● Stored rows:

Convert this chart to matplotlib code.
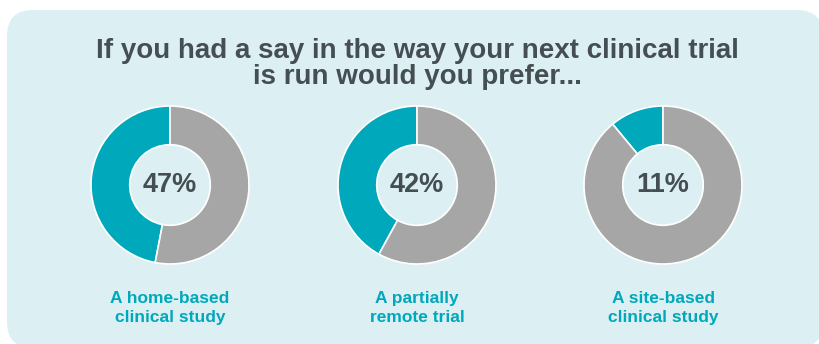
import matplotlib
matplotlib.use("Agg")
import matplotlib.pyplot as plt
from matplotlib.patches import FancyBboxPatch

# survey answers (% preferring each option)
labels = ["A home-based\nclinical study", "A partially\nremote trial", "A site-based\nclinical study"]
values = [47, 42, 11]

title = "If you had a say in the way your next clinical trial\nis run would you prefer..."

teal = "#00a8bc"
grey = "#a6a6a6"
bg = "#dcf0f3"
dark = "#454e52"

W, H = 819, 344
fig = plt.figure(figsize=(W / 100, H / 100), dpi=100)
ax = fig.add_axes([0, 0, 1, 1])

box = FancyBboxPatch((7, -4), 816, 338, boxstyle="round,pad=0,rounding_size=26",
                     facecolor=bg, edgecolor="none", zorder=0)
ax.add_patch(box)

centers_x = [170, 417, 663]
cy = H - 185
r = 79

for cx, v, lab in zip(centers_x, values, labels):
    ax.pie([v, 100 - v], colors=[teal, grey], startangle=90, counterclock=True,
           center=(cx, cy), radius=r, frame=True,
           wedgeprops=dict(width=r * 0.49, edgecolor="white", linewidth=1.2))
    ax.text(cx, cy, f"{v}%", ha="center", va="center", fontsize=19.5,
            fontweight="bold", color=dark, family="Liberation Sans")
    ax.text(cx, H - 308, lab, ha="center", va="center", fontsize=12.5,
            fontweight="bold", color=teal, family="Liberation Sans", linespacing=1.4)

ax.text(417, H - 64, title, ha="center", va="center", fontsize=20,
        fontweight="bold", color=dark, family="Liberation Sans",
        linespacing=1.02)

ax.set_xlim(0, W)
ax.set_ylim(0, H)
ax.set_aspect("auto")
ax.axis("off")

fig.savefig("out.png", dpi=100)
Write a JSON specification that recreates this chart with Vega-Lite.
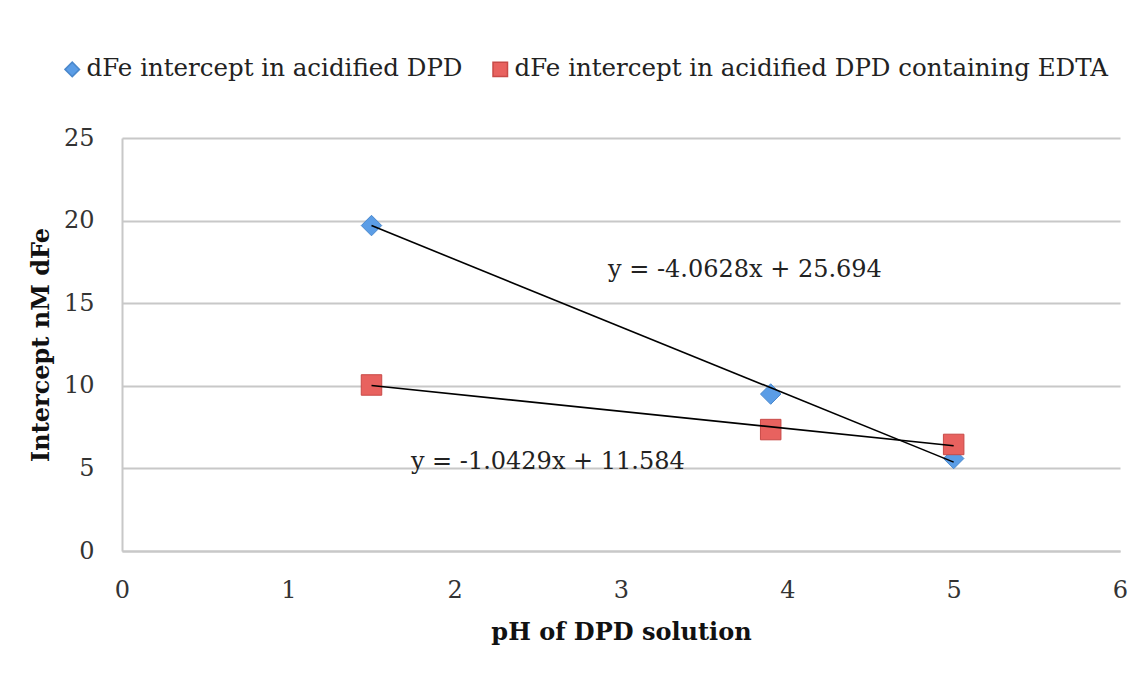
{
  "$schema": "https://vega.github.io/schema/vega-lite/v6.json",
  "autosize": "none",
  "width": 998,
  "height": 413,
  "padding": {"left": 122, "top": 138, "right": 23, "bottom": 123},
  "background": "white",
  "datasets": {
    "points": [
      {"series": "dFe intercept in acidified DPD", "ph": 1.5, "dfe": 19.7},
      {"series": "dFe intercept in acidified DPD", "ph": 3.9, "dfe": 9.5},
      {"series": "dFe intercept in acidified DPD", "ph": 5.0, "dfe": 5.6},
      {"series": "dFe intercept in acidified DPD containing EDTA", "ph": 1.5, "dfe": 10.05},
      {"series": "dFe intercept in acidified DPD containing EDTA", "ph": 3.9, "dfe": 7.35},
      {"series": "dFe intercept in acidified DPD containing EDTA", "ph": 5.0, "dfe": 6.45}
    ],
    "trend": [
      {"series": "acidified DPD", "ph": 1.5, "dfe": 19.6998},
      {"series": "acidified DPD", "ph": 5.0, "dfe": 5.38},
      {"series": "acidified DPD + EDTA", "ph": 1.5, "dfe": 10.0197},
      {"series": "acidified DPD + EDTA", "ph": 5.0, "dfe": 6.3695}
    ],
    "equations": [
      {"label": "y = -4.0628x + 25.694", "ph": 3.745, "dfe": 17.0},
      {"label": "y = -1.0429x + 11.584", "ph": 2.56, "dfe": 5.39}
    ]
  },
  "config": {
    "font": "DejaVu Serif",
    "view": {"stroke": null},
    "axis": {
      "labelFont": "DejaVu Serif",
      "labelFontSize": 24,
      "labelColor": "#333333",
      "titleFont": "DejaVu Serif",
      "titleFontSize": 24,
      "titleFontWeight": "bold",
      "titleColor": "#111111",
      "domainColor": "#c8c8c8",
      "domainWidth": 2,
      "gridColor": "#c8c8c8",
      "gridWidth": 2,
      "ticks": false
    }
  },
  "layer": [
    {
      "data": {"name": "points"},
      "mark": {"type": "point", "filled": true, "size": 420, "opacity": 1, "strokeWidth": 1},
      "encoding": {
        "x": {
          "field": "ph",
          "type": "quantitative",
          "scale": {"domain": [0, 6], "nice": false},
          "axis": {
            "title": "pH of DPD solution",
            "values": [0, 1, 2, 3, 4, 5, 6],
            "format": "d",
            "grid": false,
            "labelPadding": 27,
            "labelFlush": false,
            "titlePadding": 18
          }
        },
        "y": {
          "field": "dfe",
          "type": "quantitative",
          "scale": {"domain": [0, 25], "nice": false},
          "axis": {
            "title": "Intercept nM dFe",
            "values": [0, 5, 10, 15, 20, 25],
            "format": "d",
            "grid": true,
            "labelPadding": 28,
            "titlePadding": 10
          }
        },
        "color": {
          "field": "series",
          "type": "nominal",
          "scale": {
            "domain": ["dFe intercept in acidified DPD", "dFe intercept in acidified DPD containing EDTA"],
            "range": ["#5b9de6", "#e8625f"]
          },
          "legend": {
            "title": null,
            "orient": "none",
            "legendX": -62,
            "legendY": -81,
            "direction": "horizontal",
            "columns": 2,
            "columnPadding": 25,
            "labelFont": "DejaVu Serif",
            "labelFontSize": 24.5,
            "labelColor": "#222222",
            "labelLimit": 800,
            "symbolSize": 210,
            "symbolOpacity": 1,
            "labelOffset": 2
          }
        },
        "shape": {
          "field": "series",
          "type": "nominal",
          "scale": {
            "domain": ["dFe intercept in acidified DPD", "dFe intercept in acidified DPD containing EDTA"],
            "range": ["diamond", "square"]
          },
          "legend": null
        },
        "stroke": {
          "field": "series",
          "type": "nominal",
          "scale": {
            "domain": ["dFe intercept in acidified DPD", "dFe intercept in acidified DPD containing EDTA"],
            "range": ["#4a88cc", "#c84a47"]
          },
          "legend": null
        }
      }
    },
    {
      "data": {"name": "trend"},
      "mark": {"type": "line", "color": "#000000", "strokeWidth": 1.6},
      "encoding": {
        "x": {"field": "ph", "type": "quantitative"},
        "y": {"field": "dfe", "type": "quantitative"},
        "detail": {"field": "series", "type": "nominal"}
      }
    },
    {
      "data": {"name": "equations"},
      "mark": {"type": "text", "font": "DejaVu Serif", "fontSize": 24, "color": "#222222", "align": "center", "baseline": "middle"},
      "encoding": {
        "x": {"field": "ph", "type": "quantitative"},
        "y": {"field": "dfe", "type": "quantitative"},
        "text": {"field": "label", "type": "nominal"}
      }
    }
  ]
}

* * *

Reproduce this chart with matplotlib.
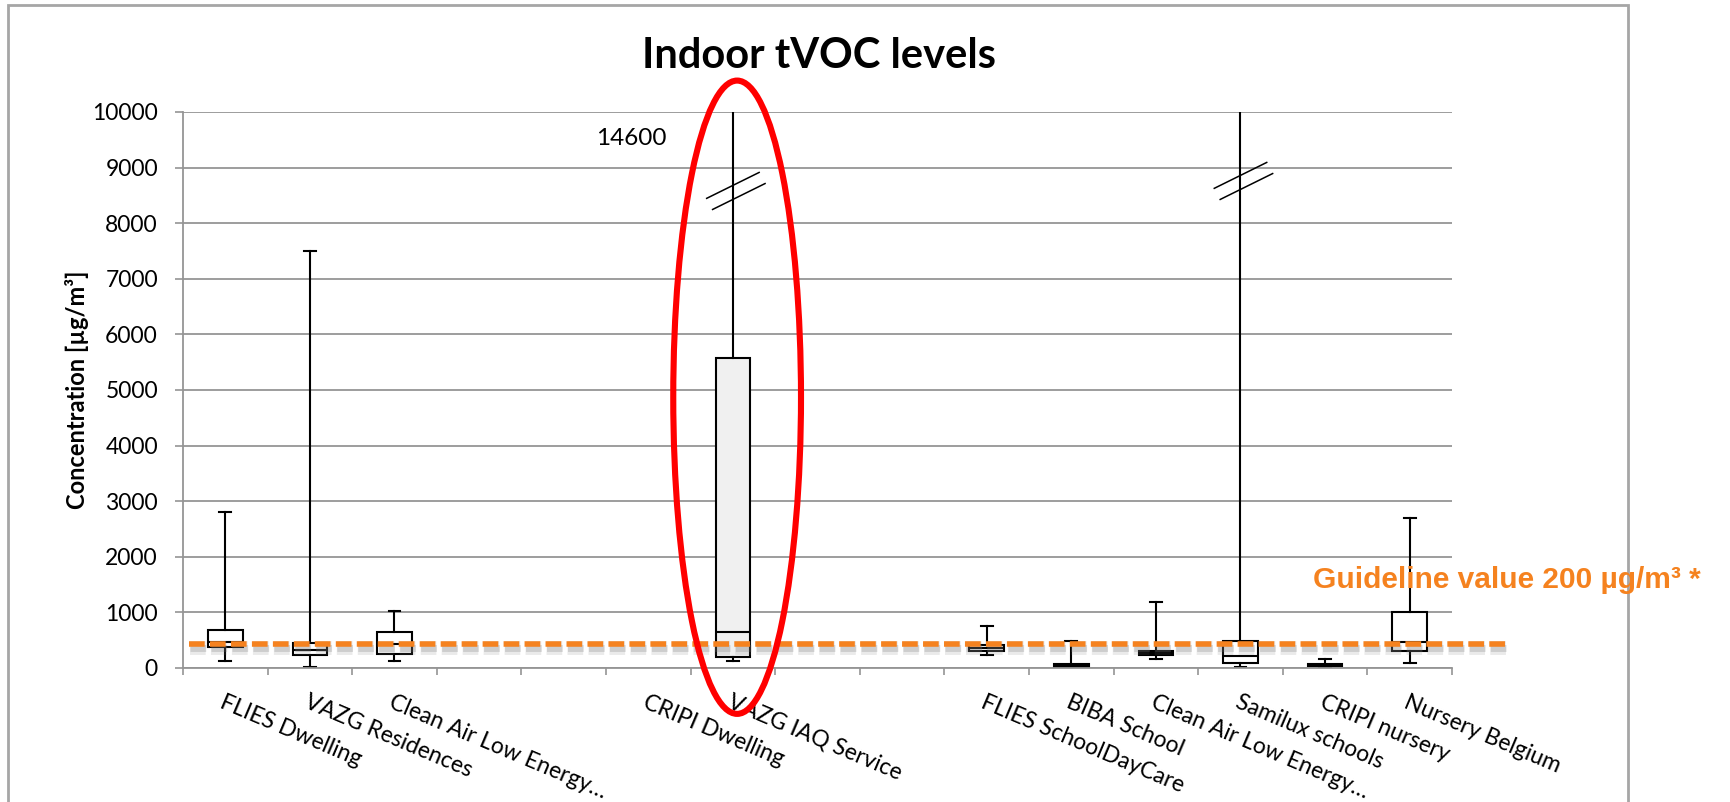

● Task details:
Would you restate, exactly and with no pictures, the lines of the entries above from the one containing "Convert this chart to matplotlib code." through the one containing "ax = fig.add_axes([0, 0, 1, 1])"?

● Full response:
Convert this chart to matplotlib code.
import matplotlib
matplotlib.use("Agg")
import matplotlib.pyplot as plt
from matplotlib.patches import FancyBboxPatch

# survey answers (% preferring each option)
labels = ["A home-based\nclinical study", "A partially\nremote trial", "A site-based\nclinical study"]
values = [47, 42, 11]

title = "If you had a say in the way your next clinical trial\nis run would you prefer..."

teal = "#00a8bc"
grey = "#a6a6a6"
bg = "#dcf0f3"
dark = "#454e52"

W, H = 819, 344
fig = plt.figure(figsize=(W / 100, H / 100), dpi=100)
ax = fig.add_axes([0, 0, 1, 1])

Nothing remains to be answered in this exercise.